Lúcido estuvo Carlos Marx cuando en el prefacio de El Dieciocho de Brumario de Luis Bonaparte formuló aquel célebre aserto: “La historia se produce primero con ropajes augustos y después con ropajes ajados”; o sea que cuando se repite —la historia—, lo hace siempre en forma de parodia. Y a cuento viene esta breve, algo manida reflexión por la que pido casi disculpas, de la escandalera organizada en torno a la participación de Israel en el pasado festival de Eurovisión, un evento musical de ínfimo orden, de una estética afrutada y sin salirse de lo hortera en el que nuestra representación, como siempre, hizo un papel digamos discreto. Vaya también por delante que el referido festival, sus pompas traviesas y canciones arcoíris me importan lo mismo que la liga albanesa de waterpolo, aunque sí me ha conmovido la sobreactuación caramelosa con que la mayoría de los participantes, sus adláteres y televisiones mandatarias han exigido el boicot a Israel en aquellos festejos.
Entendámonos, los medios informativos del orden globalizado, al unísono, machaconamente, obsesivamente, llevan semanas comparando algunas movilizaciones anti israelíes en algunas universidades norteamericanas con el movimiento de contestación a la guerra de Vietnam a principios de los años 70 del siglo XX, con el movimiento por los derechos civiles en aquel país, etc. Un disparate, sin duda, y una cruel parodia que causa ante todo vergüenza ajena; una puerilidad que ha tenido eco exacto y fidelísimo en el único entorno europeo donde la ganga de los mensajes supuestamente humanitarios, en pro del pueblo palestino, alcanzaría tonos de épica multicolor: el ya dicho festival eurovisivo. En un ambiente de gala pastel, exaltación lgtbi e imitaciones torpes de lo que un día fue disruptivo y hoy es ridículo, esos rasgados de vestiduras alcanzan pleno sentido. Esa es la diferencia entre las luchas populares y la gesticulación de las minorías colectivizadas que remedan las formas y voces de la protesta aunque no saben exactamente cuál fuese el fondo de la cuestión que se dirime: cuando las masas luchan, van a por todas; cuando los adolescentes sociológicos se movilizan, toman por bandera las pantallas de los televisores.

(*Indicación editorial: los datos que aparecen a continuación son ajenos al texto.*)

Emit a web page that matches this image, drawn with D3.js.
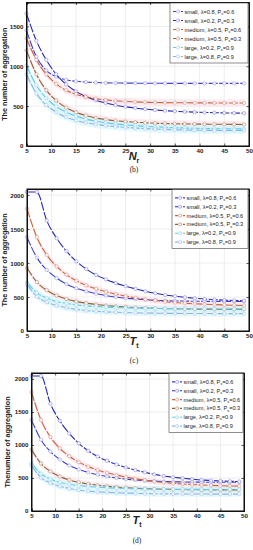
<!DOCTYPE html>
<html><head><meta charset="utf-8">
<script src="https://cdn.jsdelivr.net/npm/d3@7"></script>
<style>body{margin:0;background:#fff}svg{display:block}</style>
</head><body>
<svg id="c" width="253" height="550"></svg>
<script>
// ---- data ----
const xValues = [5,7,9,11,13,15,17,19,21,23,25,27,29,31,33,35,37,39,41,43,45,47,49];
const seriesNames = ["small, λ=0.8, P","small, λ=0.2, P","medium, λ=0.5, P","medium, λ=0.5, P","large, λ=0.2, P","large, λ=0.8, P"];
const seriesPs = ["=0.6","=0.3","=0.6","=0.3","=0.9","=0.9"];
const xTicks = [5,10,15,20,25,30,35,40,45,50];
const yTicks = [0,500,1000,1500,2000];
// panel (b): versus N_r
const b_small1  = [1450,1120,950,870,830,812,802,796,792,790,789,788,787,787,786,786,786,785,785,785,785,785,785];
const b_small2  = [1660,1320,1080,900,775,685,620,575,540,512,492,476,463,452,443,436,430,425,421,418,415,413,411];
const b_medium1 = [1350,1080,900,780,700,650,617,594,578,567,559,553,549,546,544,543,542,541,541,540,540,540,540];
const b_medium2 = [1200,900,700,570,482,422,382,352,332,317,306,298,291,286,282,279,277,275,274,273,272,271,270];
const b_large1  = [1010,760,600,495,425,375,338,312,292,277,265,255,247,240,234,229,225,222,219,217,216,215,214];
const b_large2  = [900,660,515,425,362,320,292,272,256,243,233,225,218,212,208,204,201,199,197,196,195,195,194];
// panels (c) and (d): versus T_t
const c_small1  = [1380,1080,900,780,690,630,585,550,522,500,483,470,460,452,446,442,440,438,437,436,436,435,435];
const c_small2  = [2045,2045,1625,1365,1175,1025,912,825,760,705,660,620,585,555,530,512,496,482,470,462,455,450,446];
const c_medium1 = [1800,1380,1120,950,830,740,672,620,578,543,513,488,467,448,432,419,409,401,394,388,383,379,376];
const c_medium2 = [930,720,600,522,470,435,410,390,375,363,353,345,339,334,330,327,325,323,322,321,320,320,320];
const c_large1  = [720,565,485,435,405,385,370,360,352,346,341,337,334,332,330,329,328,327,327,326,326,326,326];
const c_large2  = [690,505,425,375,342,318,301,290,282,276,271,267,264,262,260,259,258,257,257,256,256,256,256];

const colors = ["#3c3cd4","#2626b0","#c8643c","#8a6436","#5ccde6","#88b4ea"];
const markerStroke = ["#9a9af0","#8c8ce8","#d89a80","#b8946a","#9adcee","#aac8f2"];
const bandColors = [null,null,"#ffdce8","#ffdce8","#d2f4fb","#d2f4fb"];

const svg = d3.select("#c");

function drawPanel(cfg, data){
  const x = d3.scaleLinear().domain([5,50]).range([cfg.l, cfg.r]);
  const y = d3.scaleLinear().domain([0, cfg.ymax]).range([cfg.b, cfg.t]);
  const g = svg.append("g");
  // grid
  g.selectAll(".gx").data(xTicks).enter().append("line")
    .attr("x1",d=>x(d)).attr("x2",d=>x(d)).attr("y1",cfg.t).attr("y2",cfg.b)
    .attr("stroke","#e2e2e2").attr("stroke-width",0.6);
  const yt = yTicks.filter(v=>v<=cfg.ymax);
  g.selectAll(".gy").data(yt).enter().append("line")
    .attr("x1",cfg.l).attr("x2",cfg.r).attr("y1",d=>y(d)).attr("y2",d=>y(d))
    .attr("stroke","#e2e2e2").attr("stroke-width",0.6);
  // faint bands behind medium/large series
  const area = d3.area().x((d,i)=>x(xValues[i])).y0(d=>y(Math.max(0,d-45))).y1(d=>y(d+45)).curve(d3.curveMonotoneX);
  data.forEach((s,k)=>{
    if(!bandColors[k]) return;
    g.append("path").attr("d",area(s)).attr("fill",bandColors[k]).attr("opacity",0.55);
  });
  // series
  const line = d3.line().x((d,i)=>x(xValues[i])).y(d=>y(d)).curve(d3.curveMonotoneX);
  data.forEach((s,k)=>{
    g.append("path").attr("d",line(s)).attr("fill","none")
      .attr("stroke",colors[k]).attr("stroke-width",1.1).attr("stroke-dasharray","9,1.5");
    g.selectAll(null).data(s).enter().append("circle")
      .attr("cx",(d,i)=>x(xValues[i])).attr("cy",d=>y(d)).attr("r",1.7)
      .attr("fill","#f6f6ff").attr("stroke",markerStroke[k]).attr("stroke-width",0.6);
  });
  // axes
  const fmt = d3.format("d");
  const ax = d3.axisBottom(x).tickValues(xTicks).tickSize(-2.5).tickPadding(3).tickFormat(fmt);
  g.append("g").attr("transform",`translate(0,${cfg.b})`).call(ax);
  const ay = d3.axisLeft(y).tickValues(yt).tickSize(-2.5).tickPadding(3).tickFormat(fmt);
  g.append("g").attr("transform",`translate(${cfg.l},0)`).call(ay);
  const axTop = d3.axisTop(x).tickValues(xTicks).tickSize(-2.5).tickFormat("");
  g.append("g").attr("transform",`translate(0,${cfg.t})`).call(axTop);
  const ayR = d3.axisRight(y).tickValues(yt).tickSize(-2.5).tickFormat("");
  g.append("g").attr("transform",`translate(${cfg.r},0)`).call(ayR);
  g.selectAll(".domain").attr("stroke","#111").attr("stroke-width",1);
  g.selectAll(".tick line").attr("stroke","#111").attr("stroke-width",0.7);
  g.selectAll(".tick text").attr("font-family","Liberation Sans, Arial").attr("font-size",6.2)
    .attr("font-weight","bold").attr("fill","#222");
  // frame
  g.append("rect").attr("x",cfg.l).attr("y",cfg.t).attr("width",cfg.r-cfg.l).attr("height",cfg.b-cfg.t)
    .attr("fill","none").attr("stroke","#111").attr("stroke-width",1);
  // y title
  g.append("text").attr("transform",`translate(${cfg.yt},${(cfg.t+cfg.b)/2}) rotate(-90)`)
    .attr("text-anchor","middle").attr("font-family","Liberation Sans, Arial").attr("font-size",7.2)
    .attr("font-weight","bold").attr("fill","#222").text(cfg.ylabel);
  // x title
  const xt = g.append("text").attr("x",cfg.xtx).attr("y",cfg.xty).attr("text-anchor","middle")
    .attr("font-family","Liberation Sans, Arial").attr("font-size",11).attr("font-weight","bold")
    .attr("font-style","italic").attr("fill","#222");
  xt.append("tspan").text(cfg.xlabel);
  xt.append("tspan").attr("font-size",7).attr("font-style","normal").attr("dy",3).text(cfg.xsub);
  // caption
  g.append("text").attr("x",cfg.xtx).attr("y",cfg.capy).attr("text-anchor","middle")
    .attr("font-family","Liberation Serif, Times New Roman").attr("font-size",7.5).attr("fill","#222").text(cfg.cap);
  // legend
  const lg = g.append("g");
  lg.append("rect").attr("x",cfg.lx).attr("y",cfg.ly).attr("width",cfg.r-cfg.lx-1).attr("height",cfg.lh)
    .attr("fill","#fff").attr("stroke","#444").attr("stroke-width",0.6);
  const step = (cfg.lh-6)/6;
  seriesNames.forEach((nm,k)=>{
    const yy = cfg.ly + 4 + step*(k+0.5);
    lg.append("line").attr("x1",cfg.lx+3).attr("x2",cfg.lx+13).attr("y1",yy).attr("y2",yy)
      .attr("stroke",colors[k]).attr("stroke-width",1.1).attr("stroke-dasharray","3,1");
    lg.append("circle").attr("cx",cfg.lx+8).attr("cy",yy).attr("r",1.6)
      .attr("fill","#f4f4ff").attr("stroke",markerStroke[k]).attr("stroke-width",0.6);
    const t = lg.append("text").attr("x",cfg.lx+14.5).attr("y",yy+2)
      .attr("font-family","Liberation Sans, Arial").attr("font-size",5.6).attr("fill","#222");
    t.append("tspan").text(nm);
    t.append("tspan").attr("font-size",4).attr("dy",1.2).text("s");
    t.append("tspan").attr("dy",-1.2).text(seriesPs[k]);
  });
}

drawPanel({l:26.5,r:249,t:2.5,b:146,ymax:1800,yt:7,ylabel:"The number of aggregation",
  xlabel:"N",xsub:"r",xtx:134,xty:160,cap:"(b)",capy:172,lx:170,ly:3,lh:60},
  [b_small1,b_small2,b_medium1,b_medium2,b_large1,b_large2]);
drawPanel({l:27,r:249,t:189,b:331,ymax:2090,yt:7,ylabel:"The number of aggregation",
  xlabel:"T",xsub:"t",xtx:134,xty:345,cap:"(c)",capy:363,lx:172,ly:189.5,lh:59},
  [c_small1,c_small2,c_medium1,c_medium2,c_large1,c_large2]);
drawPanel({l:31.5,r:244,t:373,b:511,ymax:2090,yt:10,ylabel:"Thenumber of aggregation",
  xlabel:"T",xsub:"t",xtx:137,xty:524,cap:"(d)",capy:543,lx:169,ly:373.5,lh:59},
  [c_small1,c_small2,c_medium1,c_medium2,c_large1,c_large2]);
</script>
</body></html>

Al final, el debate se convierte en una sopa melosa de titulares, pseudonoticias, pseudogestos y arrebatos simbólicos, tan llamativos como inanes, tan hiperbólicos como la admisión del estado palestino en una asamblea general de la ONU donde tendrá la misma relevancia que Malta o Burkina Faso, aunque no tendrá los mismos derechos ni la misma capacidad de maniobra ni opciones de plantear iniciativas que Malta o Burkina Faso —dicho sea esto último con todos mis respetos y mayor consideración hacia países tan encomiables como Malta y Burkina Faso—.
Todo queda en burbuja, en el aire, en el valor de la protesta ñoña y en la posibilidad de cambiar la historia con la fuerza de una caricatura. Todo queda en nada, pero eso sí: con mucho ruido, mucho grito y mucho lamento. Lo que les importa de verdad es salir en la tele y parecer buena gente aunque en el fondo sean una manga de impresentables.
¿Saben los sufridos lectores de esta sección lo que en verdad tuvo importancia la noche del pasado sábado, durante la celebración festivalera? A lo mejor me equivoco —no sería la primera vez—, y puede que me pase de entusiasmo en mis aprecios de la realidad, pero lo que realmente me pareció llamativo fue la cantidad de votos populares, por mensajería móvil, que recibieron los musicandos representantes de Israel. Durante unos minutos, su canción, que iba medianamente clasificada, alcanzó el primer lugar de la tabla, todo ello para horror y bochorno y repudio de quienes, desde el público y desde la organización, denigraban la presencia de este país en la gala. Con Ucrania ocurrió tres cuartas de lo mismo: semi ignorada por los “jurados profesionales” el “voto sociológico” volvió a auparla entre las ganadoras. Si se mira con atención este movimiento, se deduce bien fácil que el espíritu de los tiempos está donde estaba antes de que los luchadores por la libertad encarnados en el mamarrachismo eurovisivo se enlaparan a la causa anti israelí: Rusia no, Israel sí. Puro otanismo. Bien cierto también: en Eurovisión 2024, Biden y la política internacional de Biden consiguieron algo tan difícil como salvar el culo. Y seguimos adelante, hasta el ridículo absoluto.